Horas después, Ben Alí huía del país con toda la familia Trabelsi y se refugiaba en Arabia Saudí, no sin antes sacar una tonelada y media de oro de las arcas públicas con un valor de 45 millones de euros.

Durante este mes, las revueltas populares se han extendido por numerosas ciudades de Túnez, y se ha recrudecido la represión policial, lo que ha causado ya decenas de muertos, pero eso no ha conseguido aplacar al ya cansado pueblo tunecino de los abusos de un régimen falsamente democrático, y que contaba con el beneplácito de los Estados Unidos y de la Unión Europea.

Las demandas económicas y sociales dieron pronto el lógico paso a la exigencia de libertad y democracia, y la oleada ha resultado ser incontenible. Ben Alí está huido, el Gobierno disuelto; los europeos, pendientes de una posible evacuación, y la gente, esperando al fin unas elecciones que se han anunciado ya para dentro de un mes.

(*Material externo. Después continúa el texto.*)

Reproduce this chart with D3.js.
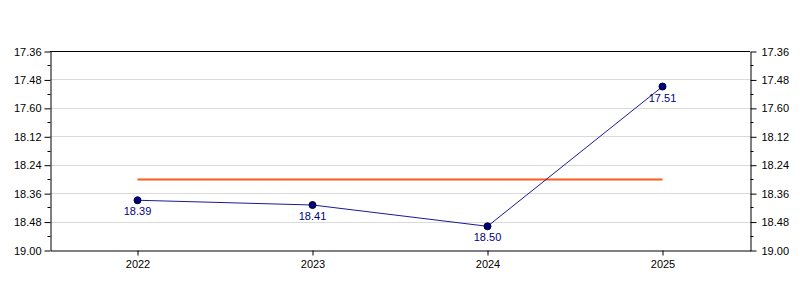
<!DOCTYPE html>
<html>
<head>
<meta charset="utf-8">
<script src="https://cdn.jsdelivr.net/npm/d3@7"></script>
<style>
  body { margin: 0; background: #fff; }
  svg { display: block; font-family: "Liberation Sans", Arial, sans-serif; }
  .grid line { stroke: #d9d9d9; }
  .axis text { font-size: 11px; fill: #000; }
  .axis path, .axis line { stroke: #000; }
  .pt-label { font-size: 11px; fill: #000080; }
</style>
</head>
<body>
<svg id="chart" width="800" height="300"></svg>
<script>
// times are minute.second results, kept as seconds
const years = ["2022", "2023", "2024", "2025"];
const seconds = [1119, 1121, 1130, 1071];
const pointLabels = ["18.39", "18.41", "18.50", "17.51"];
const yTicks = [1056, 1068, 1080, 1092, 1104, 1116, 1128, 1140];
const yTickLabels = ["17.36", "17.48", "17.60", "18.12", "18.24", "18.36", "18.48", "19.00"];
const yMinor = [1062, 1074, 1086, 1098, 1110, 1122, 1134];

const W = 800, H = 300, M = { t: 51, r: 50, b: 50, l: 50 };
const svg = d3.select("#chart");

const x = d3.scaleBand().domain(years).range([M.l, W - M.r]);
const y = d3.scaleLinear().domain([1056, 1140]).range([M.t, H - M.b]);
const cx = (d) => x(d) + x.bandwidth() / 2;
const labelOf = (v) => yTickLabels[yTicks.indexOf(v)];

// gridlines
svg.append("g").attr("class", "grid")
  .selectAll("line").data(yTicks.slice(1, -1)).join("line")
  .attr("x1", M.l).attr("x2", W - M.r)
  .attr("y1", (d) => Math.round(y(d)) + 0.5).attr("y2", (d) => Math.round(y(d)) + 0.5);

// frame top/bottom
svg.append("line").attr("x1", M.l).attr("x2", W - M.r)
  .attr("y1", M.t + 0.5).attr("y2", M.t + 0.5).attr("stroke", "#000");

// minor ticks on both sides
[[M.l, -3], [W - M.r, 3]].forEach(([x0, len]) => {
  svg.append("g").selectAll("line").data(yMinor).join("line")
    .attr("x1", x0 + 0.5).attr("x2", x0 + 0.5 + len)
    .attr("y1", (d) => Math.round(y(d)) + 0.5).attr("y2", (d) => Math.round(y(d)) + 0.5)
    .attr("stroke", "#000");
});

svg.append("g").attr("class", "axis")
  .attr("transform", `translate(${M.l + 0.5},0.5)`)
  .call(d3.axisLeft(y).tickValues(yTicks).tickFormat(labelOf).tickSize(6).tickSizeOuter(0).tickPadding(3));

svg.append("g").attr("class", "axis")
  .attr("transform", `translate(${W - M.r + 0.5},0.5)`)
  .call(d3.axisRight(y).tickValues(yTicks).tickFormat(labelOf).tickSize(6).tickSizeOuter(0).tickPadding(5));

svg.append("g").attr("class", "axis")
  .attr("transform", `translate(0.5,${H - M.b + 0.5})`)
  .call(d3.axisBottom(x).tickSize(5).tickSizeOuter(0).tickPadding(5))
  .call((g) => g.selectAll(".tick text").attr("font-size", 11));

// average line
const avg = d3.mean(seconds);
svg.append("line")
  .attr("x1", cx(years[0])).attr("x2", cx(years[years.length - 1]))
  .attr("y1", y(avg)).attr("y2", y(avg))
  .attr("stroke", "#ff5a1f").attr("stroke-width", 2);

// series
const pts = years.map((yr, i) => ({ yr, v: seconds[i], lab: pointLabels[i] }));
svg.append("path").datum(pts)
  .attr("fill", "none").attr("stroke", "#1a1a99").attr("stroke-width", 1)
  .attr("d", d3.line().x((d) => cx(d.yr)).y((d) => y(d.v)));

svg.append("g").selectAll("circle").data(pts).join("circle")
  .attr("cx", (d) => cx(d.yr)).attr("cy", (d) => y(d.v)).attr("r", 3.5)
  .attr("fill", "#000080").attr("stroke", "#000033").attr("stroke-width", 1);

svg.append("g").selectAll("text").data(pts).join("text")
  .attr("class", "pt-label")
  .attr("x", (d) => cx(d.yr)).attr("y", (d) => y(d.v) + 15)
  .attr("text-anchor", "middle")
  .text((d) => d.lab);
</script>
</body>
</html>
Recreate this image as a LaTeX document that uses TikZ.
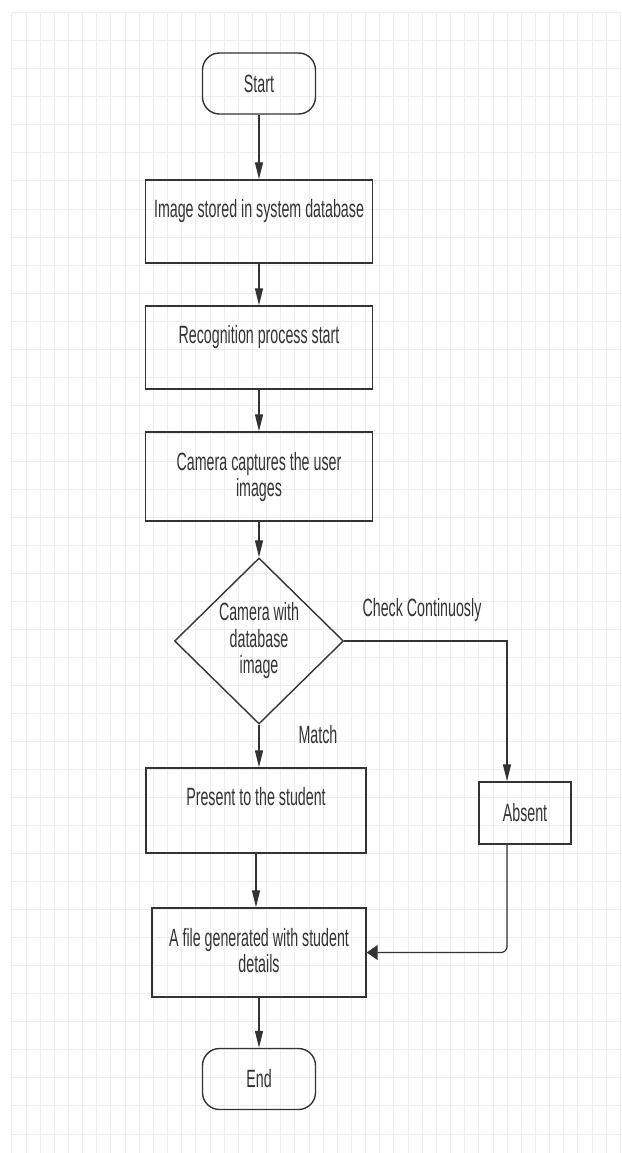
\documentclass[tikz,border=0pt]{standalone}
\usepackage{fontspec}
\setmainfont{Liberation Sans}[FakeStretch=0.57]
\usetikzlibrary{shapes.geometric,arrows.meta}

\begin{document}
\begin{tikzpicture}[x=1pt,y=-1pt,
	font=\fontsize{25}{26.5}\selectfont,
	gridline/.style={draw=black!7,line width=0.8pt},
	terminal/.style={draw=black!80,text=black!80,line width=1.4pt,rectangle,rounded corners=17pt,minimum width=113pt,minimum height=61pt,inner sep=0},
	procbox/.style={draw=black!80,text=black!80,line width=1.4pt,rectangle,text width=226pt,align=flush center,inner sep=0,text height=37pt,text depth=46pt,minimum width=227pt},
	smallbox/.style={draw=black!80,text=black!80,line width=1.4pt,rectangle,minimum width=92pt,minimum height=62pt,inner sep=0},
	decision/.style={draw=black!80,text=black!80,line width=1.4pt,diamond,aspect=1,inner sep=0,minimum width=169pt,minimum height=166pt,align=center},
	caption/.style={text=black!80,inner sep=0,anchor=base},
	link/.style={draw=black!80,line width=1.2pt},
	varrow/.style={link,-{Triangle[length=17pt,width=8pt]}},
	harrow/.style={link,-{Triangle[length=11pt,width=15pt]}}]
	\useasboundingbox (0,0) rectangle (621,1153);
	\foreach \gx in {0,...,43}
		\draw[gridline] ({11.8+14.15*\gx},12.7) -- ({11.8+14.15*\gx},1153);
	\foreach \gy in {0,...,40}
		\draw[gridline] (11.8,{12.7+28.03*\gy}) -- (621,{12.7+28.03*\gy});
	\node[terminal] (start) at (259,83.5) {Start};
	\node[procbox] (store) at (259,221.5) {Image stored in system database};
	\node[procbox] (recog) at (259,347.5) {Recognition process start};
	\node[procbox,text height=38pt,text depth=51pt] (capture) at (259,476.5) {Camera captures the user\\images};
	\node[decision] (check) at (259,641) {Camera with\\database\\image};
	\node[procbox,text depth=48pt,minimum width=220pt,text width=218pt] (present) at (256,810.5) {Present to the student};
	\node[smallbox] (absent) at (525,813) {Absent};
	\node[procbox,text height=38pt,text depth=51pt,minimum width=214pt,text width=212pt] (file) at (259,952.5) {A file generated with student\\details};
	\node[terminal] (stop) at (259,1079) {End};
	\node[caption] (contlbl) at (422,616) {Check Continuosly};
	\node[caption] (matchlbl) at (318,743) {Match};
	\draw[varrow] (start) -- (store);
	\draw[varrow] (store) -- (recog);
	\draw[varrow] (recog) -- (capture);
	\draw[varrow] (capture) -- (check);
	\draw[varrow] (check.south) -- (check.south |- present.north);
	\draw[varrow] (present.south) -- (present.south |- file.north);
	\draw[varrow] (check.east) -| ([xshift=-18pt]absent.north);
	\draw[harrow,rounded corners=6pt] ([xshift=-18pt]absent.south) |- (file.east);
	\draw[varrow] (file) -- (stop);
\end{tikzpicture}
\end{document}
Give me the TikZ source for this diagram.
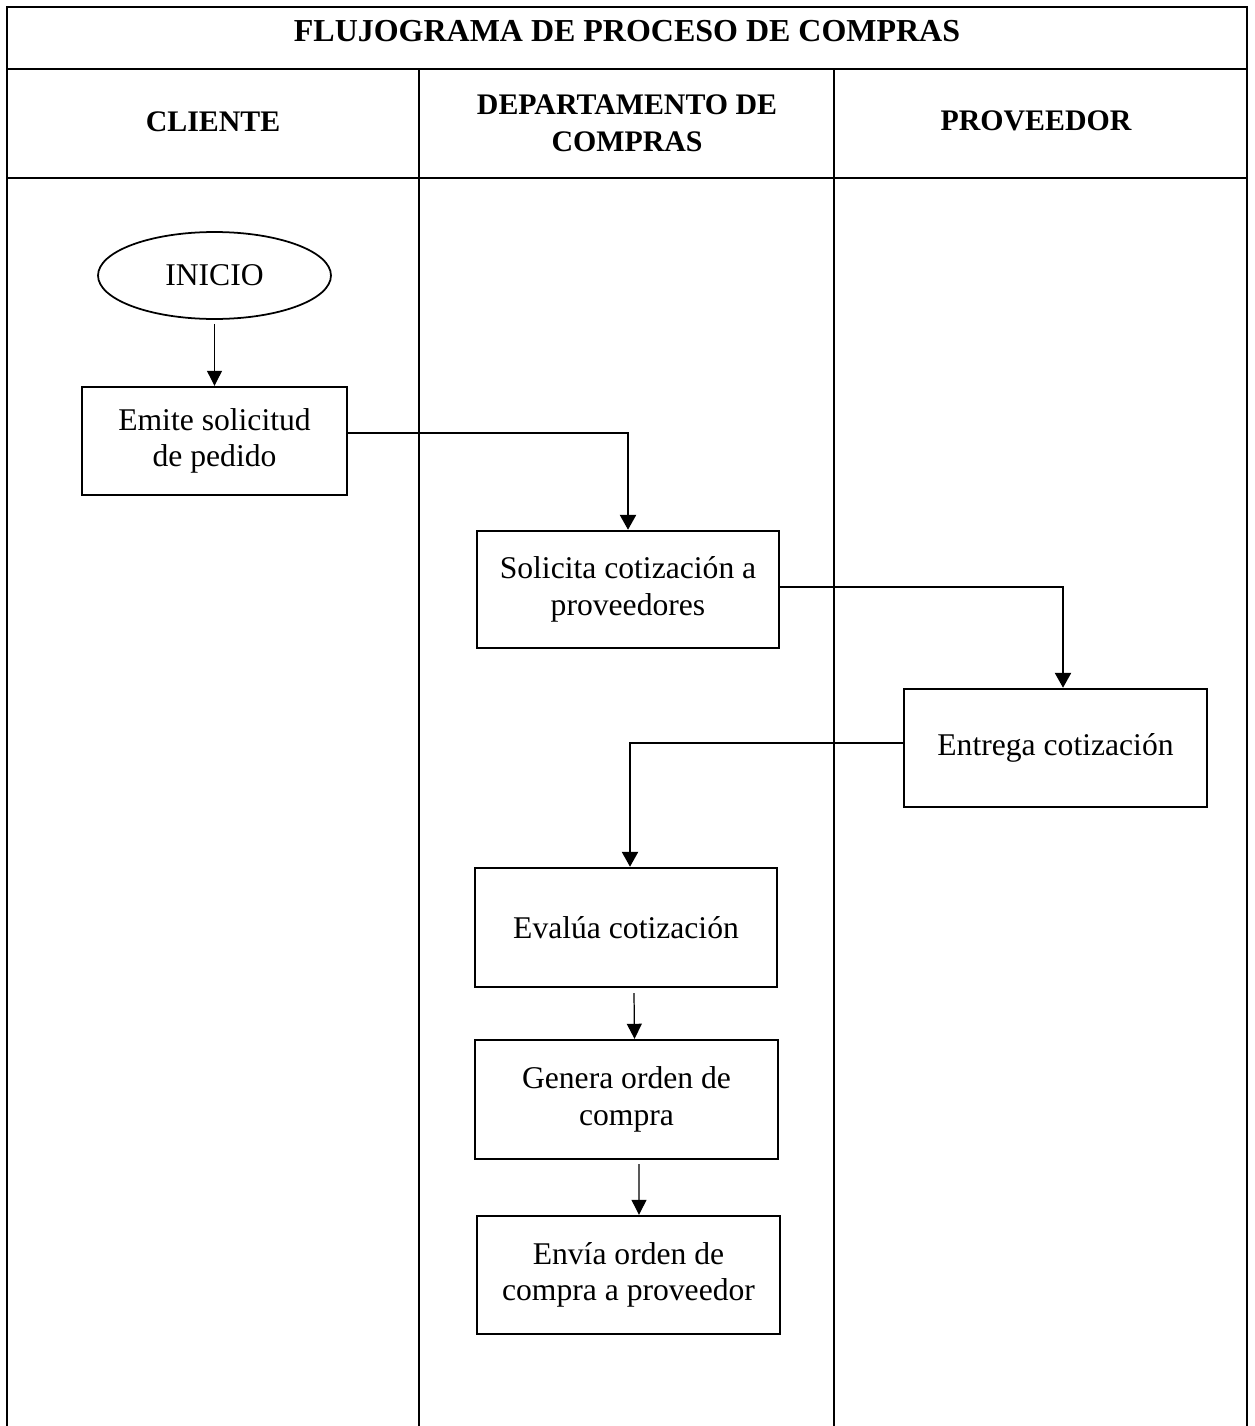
\documentclass[tikz,border=0pt]{standalone}
\usepackage{fontspec}
\setmainfont{Liberation Serif}
\usetikzlibrary{arrows.meta,shapes.geometric}
\begin{document}
\begin{tikzpicture}[x=0.02cm,y=-0.02cm,
  frame/.style={line width=1.5pt},
  box/.style={draw, line width=1.4pt, align=center, inner sep=0pt, font=\fontsize{18}{20.7}\selectfont},
  conn/.style={line width=1.4pt, -{Triangle[width=0.32cm,length=0.3cm]}},
  thinarrow/.style={line width=0.7pt, -{Triangle[width=0.3cm,length=0.3cm]}},
  titlestyle/.style={font=\bfseries\fontsize{18.2}{21}\selectfont},
  headstyle/.style={font=\bfseries\fontsize{17}{21}\selectfont, align=center}]
\useasboundingbox (0,0) rectangle (1254,1426);
% table
\draw[frame] (7,1426) -- (7,7) -- (1247,7) -- (1247,1426);
\draw[frame] (7,69) -- (1247,69);
\draw[frame] (7,178) -- (1247,178);
\draw[frame] (419,69) -- (419,1426);
\draw[frame] (834,69) -- (834,1426);
% headings
\node[titlestyle, anchor=base] (ttl) at (627,42) {FLUJOGRAMA DE PROCESO DE COMPRAS};
\node[headstyle, anchor=base] (hcli) at (213,132) {CLIENTE};
\node[headstyle] (hdep) at (627,123) {DEPARTAMENTO DE\\COMPRAS};
\node[headstyle, anchor=base] (hpro) at (1036,131) {PROVEEDOR};
% nodes
\node[draw, ellipse, line width=1pt, inner sep=0pt, minimum width=4.66cm, minimum height=1.74cm, font=\fontsize{18}{20.7}\selectfont] (ini) at (214.5,275.5) {INICIO};
\node[box, minimum width=5.3cm, minimum height=2.16cm] (emite) at (214.5,441) {Emite solicitud\\de pedido};
\node[box, minimum width=6.04cm, minimum height=2.34cm] (solic) at (628,589.5) {Solicita cotización a\\proveedores};
\node[box, minimum width=6.06cm, minimum height=2.36cm] (entrega) at (1055.5,748) {Entrega cotización};
\node[box, minimum width=6.04cm, minimum height=2.38cm] (eval) at (626,927.5) {Evalúa cotización};
\node[box, minimum width=6.06cm, minimum height=2.38cm] (gen) at (626.5,1099.5) {Genera orden de\\compra};
\node[box, minimum width=6.06cm, minimum height=2.36cm] (envia) at (628.5,1275) {Envía orden de\\compra a proveedor};
% connectors
\coordinate (k2) at (1063,587);
\coordinate (k3) at (630,743);
\draw[thinarrow] ([yshift=-0.08cm]ini.south) -- (emite.north);
\draw[conn] ([yshift=0.16cm]emite.east) -| (solic.north);
\draw[conn] (solic.east |- k2) -- (k2) -- (k2 |- entrega.north);
\draw[conn] (entrega.west |- k3) -- (k3) -- (k3 |- eval.north);
\draw[thinarrow] ([xshift=0.16cm,yshift=-0.1cm]eval.south) -- ([xshift=0.16cm]gen.north);
\draw[thinarrow] ([xshift=0.25cm,yshift=-0.08cm]gen.south) -- ([xshift=0.21cm]envia.north);
\end{tikzpicture}
\end{document}
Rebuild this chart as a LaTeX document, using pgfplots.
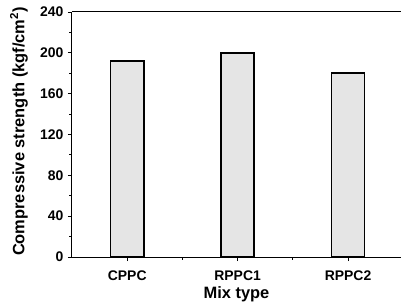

Todavía es una incógnita lo que saldrá de esta transición, pero sin duda tendrán que venir cambios. El pueblo tunecino ha reaccionado, ha logrado tumbar a un régimen dictatorial, y su ejemplo puede servir como revulsivo para los pueblos de otros países de la zona del Magreb que sufren males parecidos, como es el caso de Egipto, en donde Mubarak acaba de ganar otra vez unas elecciones tildadas de farsa por la oposición, mientras crece la tensión y la violencia contra la minoría cristiana y por la marginación de los islamistas.
Tampoco podemos olvidar los casos de Libia con Gadafi, o de Marruecos, sumido en un conflicto con el Sáhara, cuya población ya ha intervenido en contestaciones sociales por el deterioro económico, la corrupción del régimen y la represión de la policía y el ejército marroquí contra los ciudadanos saharauis.

De cualquier manera, sea bienvenida toda contestación social contra los regímenes corruptos y autoritarios.
Pero lo que me sigue resultando inadmisible es que aún a sabiendas de que el de Ben Alí en Túnez era de un régimen de dudosa moral, una dictadura, los diplomáticos de los Estados Unidos y la Unión Europea hacían la vista gorda respecto a la represión y la vulneración y poco respeto hacia los derechos humanos. La apariencia democrática del régimen les era suficiente y no deseaban inmiscuirse en la forma de hacer las cosas de su mayor aliado norteafricano. Intereses y conveniencia.
Sin embargo, éstos mismos no dudan en perseguir y condenar a países como Cuba y Venezuela (y sus sistemas) en cuanto se huele el más mínimo atisbo de disidencia (y si no lo huelen, se lo inventan).
La hipocresía es la bandera de Occidente.